Basically, I want a custom class (CaseSensitiveDictionary) that is exactly like the native Dictionary class except that String keys should be case sensitive. For example:

var d As New CaseSensitiveDictionary
d.Value("Name") = "Garry"

d.HasKey("Name") // True
d.HasKey("name") // False

Can anyone give me a nudge in the right direction for how to most efficiently handle this? Presumably I just need to subclass Dictionary and implement the KeyComparisonDelegate() function?

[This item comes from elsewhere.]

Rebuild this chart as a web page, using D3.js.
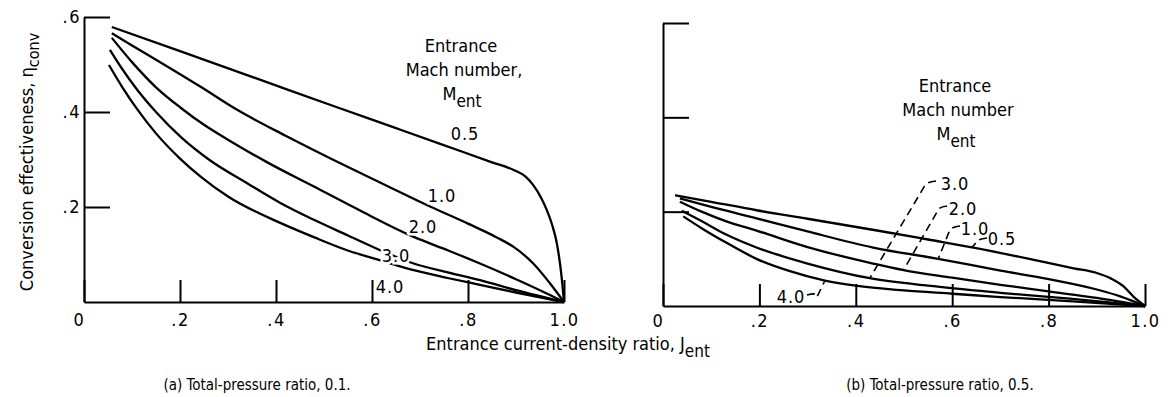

I did this but I’m getting a compiler error:

Class CaseSensitiveDictionary
  Function KeyComparisonDelegate(leftKey As Variant, rightKey As Variant) As Integer
    If leftKey.Type = Variant.TypeString And rightKey.Type = Variant.TypeString Then
      Return leftKey.StringValue.Compare(rightKey.StringValue, ComparisonOptions.CaseSensitive)
    Else
      Return Super.KeyComparisonDelegate(leftKey, rightKey)
    End If
  End Function
End Class

The compiler is saying:

Expected Integer but got delegate Dictionary.KeyComparisonDelegate

Incorrect. You must force it using a special constructor for such, that exists only in 2019r2+

Dictionary.Constructor(keyComparison As KeyComparisonDelegate)

1 Like

I don’t have a current license, so I can’t test this. But I’m quite sure the else part of your method is wrong. You need to do the comparison for non-strings yourself, so roughly something like this:

...
if leftKey.Type = Variant.TpeString and rightKey.Type = Variant.TypeString then
  return leftKey.StringValue.Compare(rightKey.StringValue, ComparisonOptions.CaseSensitive)
elseif leftKey < rightKey then
  return -1
elseif leftKey > rightKey then
  return 1
else
  return 0
end if
...

No license is necessary to write tests. And your guess is not the problem he is facing. :smiley:

What about to write your own class encapsulating the dictionary but in your version of setting or reading a key, if string, you encode/decode it as a base64 string (preserving the “must be this exact way” property)?

Yes, I know. But since I don’t have a current license, I don’t have a current version on my computer. I’m still using Xojo 2017, and with that I can’t test this.

The problem he is facing is, that he returns a delegate in his else statement, and not an integer. That’s what causes the compiler error. The constructor you mentioned doesn’t solve that problem.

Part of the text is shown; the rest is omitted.